Communicate encouragement

Don’t make your spouse assume that you are supportive — be encouraging. Verbalize your support but listen for him to solicit your help. Practice listening and pay attention to how your man might be feeling. Discuss new opportunities that will excite him and build his personal development and job prospects. His success will benefit you both.

Communicate expectations

Openly discuss possible changes to the distribution of the family workload during the job transition. Holding onto feelings and being frustrated by expectations that only exist in your mind is not fair or helpful. A wife whose spouse has been unemployed twice in three years stated emphatically, “I’m not doing any good keeping my mouth shut.” She stated that she would be specific this time about how her husband could contribute to the household and engage in projects that will help him reach health and educational goals.

Communicate about the finances

Discuss and write down the expenditures that need to be adjusted. Don’t comment about financial changes lightly or make assumptions. Tackle the problem together based on the financial structure of your relationship and then work together to make changes.

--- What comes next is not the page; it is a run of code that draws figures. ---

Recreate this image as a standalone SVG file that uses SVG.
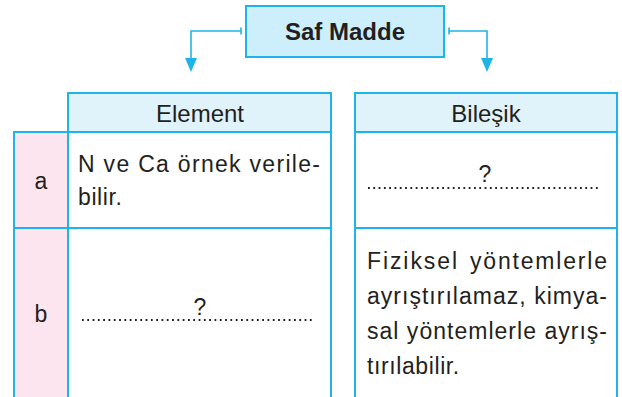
<svg xmlns="http://www.w3.org/2000/svg" width="622" height="397" viewBox="0 0 622 397">
  <style>
    .frame { stroke: #1fb4e8; stroke-width: 2; }
    .head { fill: #e0f3fb; }
    .tag { fill: #fce5ee; }
    .cell { fill: #ffffff; }
    .t { font-family: "Liberation Sans", Arial, sans-serif; fill: #231f20; }
    .body { font-size: 23px; }
    .link { fill: none; stroke: #1fb4e8; stroke-width: 1.6; }
    .tip { fill: #1fb4e8; }
    .dots { stroke: #231f20; stroke-width: 1.8; stroke-dasharray: 1.8 3.5; fill: none; }
  </style>

  <rect width="622" height="397" fill="#ffffff"/>

  <!-- root concept -->
  <g id="saf-madde">
    <rect x="246" y="6" width="198" height="51" fill="#cdeefb" class="frame"/>
    <text x="345" y="39.5" text-anchor="middle" class="t" font-size="24" font-weight="bold">Saf Madde</text>
  </g>

  <!-- branches to the two columns -->
  <g id="connectors">
    <path class="link" d="M241 31 H191 V58"/>
    <path class="tip" d="M185 58 L197 58 L191 72 Z"/>
    <line class="link" x1="241" y1="27.5" x2="241" y2="34.5"/>
    <path class="link" d="M449 31 H487 V58"/>
    <path class="tip" d="M481 58 L493 58 L487 72 Z"/>
    <line class="link" x1="449" y1="27.5" x2="449" y2="34.5"/>
  </g>

  <!-- row labels -->
  <g id="row-labels">
    <rect x="14" y="132" width="54" height="275" class="tag frame"/>
    <line x1="14" y1="228" x2="68" y2="228" class="frame"/>
    <text x="41" y="189" text-anchor="middle" class="t" font-size="23">a</text>
    <text x="41" y="322" text-anchor="middle" class="t" font-size="23">b</text>
  </g>

  <!-- Element column -->
  <g id="element">
    <rect x="68" y="93" width="263" height="39" class="head frame"/>
    <text x="200" y="122" text-anchor="middle" class="t" font-size="24">Element</text>
    <rect x="68" y="132" width="263" height="96" class="cell frame"/>
    <text x="78" y="172" class="t body" textLength="242" lengthAdjust="spacing">N ve Ca örnek verile-</text>
    <text x="78" y="205" class="t body" letter-spacing="0.6">bilir.</text>
    <rect x="68" y="228" width="263" height="179" class="cell frame"/>
    <text x="200" y="315" text-anchor="middle" class="t" font-size="23">?</text>
    <line x1="82" y1="320" x2="313" y2="320" class="dots"/>
  </g>

  <!-- Bileşik column -->
  <g id="bilesik">
    <rect x="355" y="93" width="262" height="39" class="head frame"/>
    <text x="486" y="122" text-anchor="middle" class="t" font-size="24">Bileşik</text>
    <rect x="355" y="132" width="262" height="96" class="cell frame"/>
    <text x="485" y="182" text-anchor="middle" class="t" font-size="23">?</text>
    <line x1="368" y1="188" x2="599" y2="188" class="dots"/>
    <rect x="355" y="228" width="262" height="179" class="cell frame"/>
    <text x="367" y="269" class="t body" textLength="90" lengthAdjust="spacing">Fiziksel</text>
    <text x="607" y="269" text-anchor="end" class="t body" textLength="137" lengthAdjust="spacing">yöntemlerle</text>
    <text x="367" y="304" class="t body" textLength="240" lengthAdjust="spacing">ayrıştırılamaz, kimya-</text>
    <text x="367" y="339" class="t body" textLength="240" lengthAdjust="spacing">sal yöntemlerle ayrış-</text>
    <text x="367" y="374" class="t body" letter-spacing="0.6">tırılabilir.</text>
  </g>
</svg>
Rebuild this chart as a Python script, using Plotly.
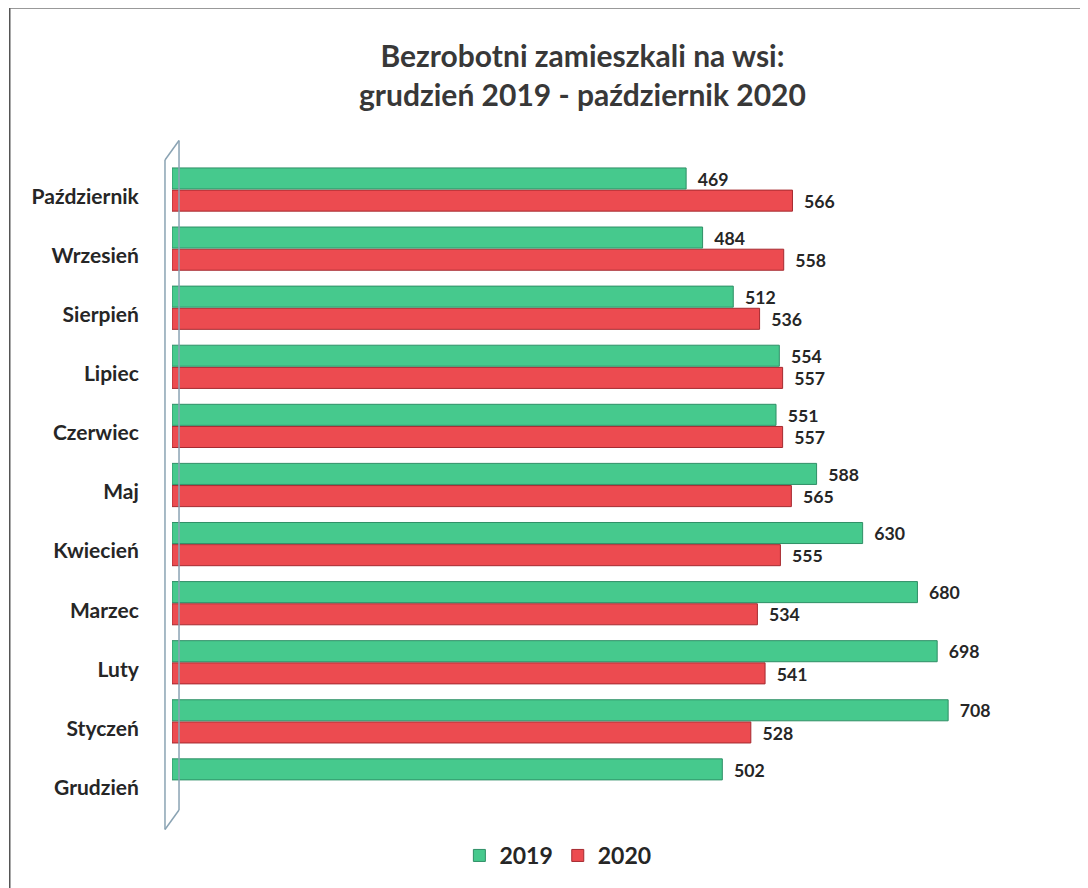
import plotly.graph_objects as go

months = ["Grudzień", "Styczeń", "Luty", "Marzec", "Kwiecień", "Maj",
          "Czerwiec", "Lipiec", "Sierpień", "Wrzesień", "Październik"]
v2019 = [502, 708, 698, 680, 630, 588, 551, 554, 512, 484, 469]
v2020 = [None, 528, 541, 534, 555, 565, 557, 557, 536, 558, 566]

FONT = "Lato, 'Open Sans', sans-serif"
TXT = "#262626"

fig = go.Figure()
# 2020 first so that in horizontal grouping the 2019 bar sits on top
fig.add_trace(go.Bar(
    name="2020", y=months, x=v2020, orientation="h",
    marker=dict(color="#ec4b50", line=dict(color="#a52a30", width=1)),
    texttemplate="  %{x}", textposition="outside", cliponaxis=False,
    textfont=dict(family=FONT, size=21, color=TXT, weight="bold"),
))
fig.add_trace(go.Bar(
    name="2019", y=months, x=v2019, orientation="h",
    marker=dict(color="#46c98d", line=dict(color="#2f8f66", width=1)),
    texttemplate="  %{x}", textposition="outside", cliponaxis=False,
    textfont=dict(family=FONT, size=21, color=TXT, weight="bold"),
))

fig.update_layout(
    width=1088, height=888,
    paper_bgcolor="white", plot_bgcolor="white",
    barmode="group", bargap=0.25, bargroupgap=0.05,
    margin=dict(l=164, r=47, t=152, b=86),
    title=dict(
        text="<b>Bezrobotni zamieszkali na wsi:<br>grudzień 2019 - październik 2020</b>",
        x=0.528, xanchor="center", y=0.934, yanchor="middle",
        font=dict(family=FONT, size=30, color="#383838"),
    ),
    xaxis=dict(range=[0, 800], showgrid=False, showticklabels=False,
               zeroline=False, showline=False, ticks="", automargin=False),
    yaxis=dict(showgrid=False, zeroline=False, showline=False, automargin=False,
               ticks="outside", ticklen=28, tickcolor="rgba(0,0,0,0)",
               ticklabelshift=7,
               tickfont=dict(family=FONT, size=21, color=TXT, weight="bold")),
    legend=dict(orientation="h", x=0.44, xanchor="center", y=-0.07, yanchor="middle",
                font=dict(family=FONT, size=23, color=TXT, weight="bold"),
                traceorder="reversed"),
    showlegend=True,
    shapes=[
        # left 3D wall outline
        dict(type="line", xref="paper", yref="paper", x0=-0.008, x1=-0.008, y0=-0.03, y1=1.0,
             line=dict(color="#8aa3b3", width=1.5)),
        dict(type="line", xref="paper", yref="paper", x0=0.008, x1=0.008, y0=0.0, y1=1.03,
             line=dict(color="#8aa3b3", width=1.5)),
        dict(type="line", xref="paper", yref="paper", x0=-0.008, x1=0.008, y0=1.0, y1=1.03,
             line=dict(color="#8aa3b3", width=1.5)),
        dict(type="line", xref="paper", yref="paper", x0=-0.008, x1=0.008, y0=-0.03, y1=0.0,
             line=dict(color="#8aa3b3", width=1.5)),
        # page frame
        dict(type="line", xref="paper", yref="paper", x0=-0.185, x1=-0.185, y0=-0.2, y1=1.234,
             line=dict(color="#555555", width=1.5)),
        dict(type="line", xref="paper", yref="paper", x0=-0.185, x1=1.05, y0=1.234, y1=1.234,
             line=dict(color="#777777", width=1.5)),
    ],
)

fig.write_html("out.html")
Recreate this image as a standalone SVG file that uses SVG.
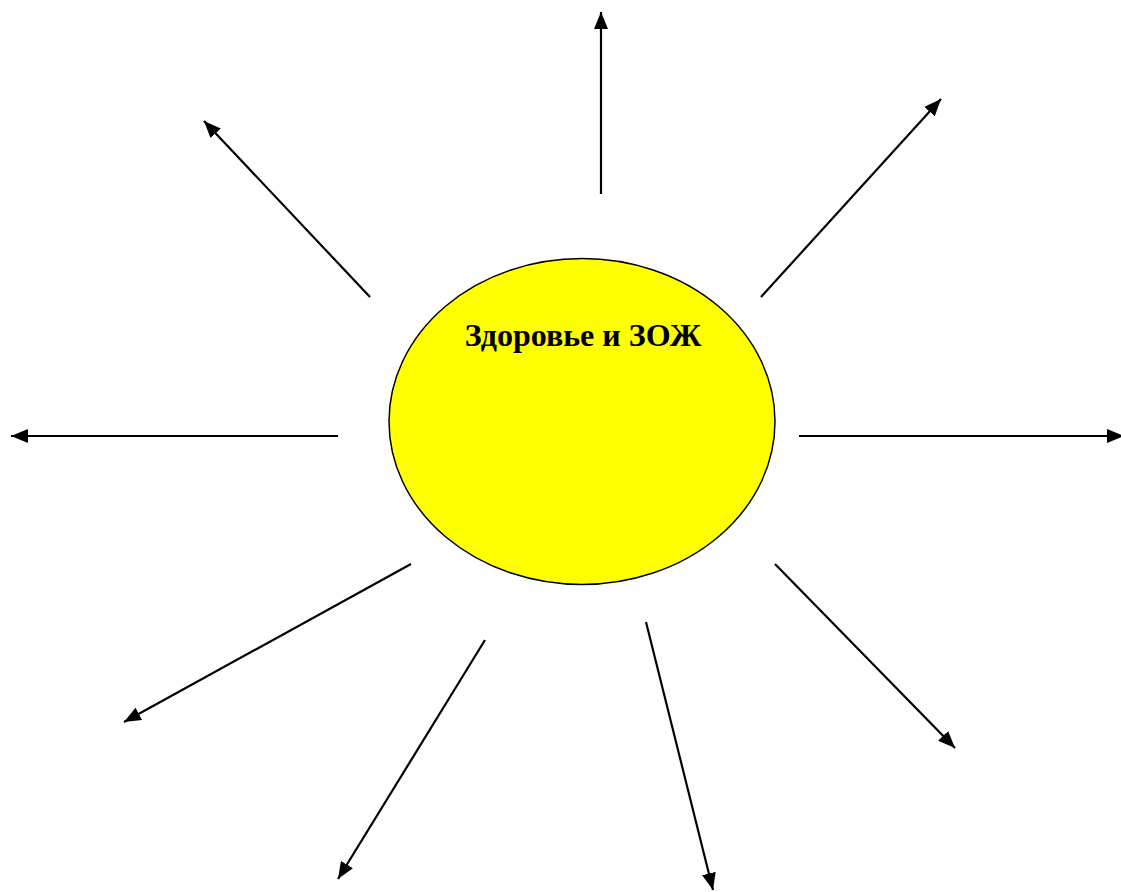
<svg xmlns="http://www.w3.org/2000/svg" width="1121" height="892" viewBox="0 0 1121 892">
<style>
.ray{stroke:#000;stroke-width:2.2;fill:none;marker-end:url(#ah)}
.lbl{font-family:"Liberation Serif","Times New Roman",serif;font-weight:bold;font-size:32px;fill:#000}
</style>
<defs>
<marker id="ah" markerUnits="userSpaceOnUse" markerWidth="17" markerHeight="14" refX="17" refY="7" orient="auto" viewBox="0 0 17 14">
<path d="M0,0 L17,7 L0,14 z" fill="#000"/>
</marker>
</defs>
<rect width="1121" height="892" fill="#fff"/>
<g id="sun">
<ellipse cx="582" cy="421.5" rx="193" ry="163" fill="#ffff00" stroke="#000" stroke-width="1.5"/>
<text class="lbl" x="583" y="346" text-anchor="middle">Здоровье и ЗОЖ</text>
</g>
<g id="connectors">
<line class="ray" x1="601" y1="194" x2="601" y2="12"/>
<line class="ray" x1="761" y1="297" x2="941" y2="99"/>
<line class="ray" x1="370" y1="297" x2="204" y2="121"/>
<line class="ray" x1="338" y1="436" x2="11" y2="436"/>
<line class="ray" x1="799" y1="436" x2="1124" y2="436"/>
<line class="ray" x1="411" y1="564" x2="124" y2="722"/>
<line class="ray" x1="485" y1="640" x2="338" y2="879"/>
<line class="ray" x1="646" y1="622" x2="713" y2="890"/>
<line class="ray" x1="775" y1="564" x2="955" y2="748"/>
</g>
</svg>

Nicole Cook whose household has been challenged with the loss of her job as well as a fluctuation of her spouse’s employment in the auto industry vehemently expressed that women should “communicate specific needs, adjustments and expectations about everything.” She states that communication was the only way her family was able to overcome the challenging period and deal with the changes and uncertainty that continue after her husband’s job has stabilized and she secured a new position.

Communicate about your plans for the future

Think about the future together as a way to motivate and encourage each other. The loss of a job may have sidetracked plans to make big investments or build your family. Honestly discussing these dreams could help keep the two of you close and focused on a shared goal.

A large number of women are struggling with the job loss of their partners. Message boards, beauty salons and phone lines are pulsating with frustration and confusion about how to be supportive and manage the increased stress. Women who have been successful in supporting their spouses have support for themselves. Know when the words in your mind need to be discussed with someone else before you engage in an unnecessary debate. Make sure you have a friend who can “talk you off the ledge” and possibly help you strategize your communication.

Ultimately, black women should remember that their strength and intelligence has historically been the guide through tough times and progress for our families and our communities.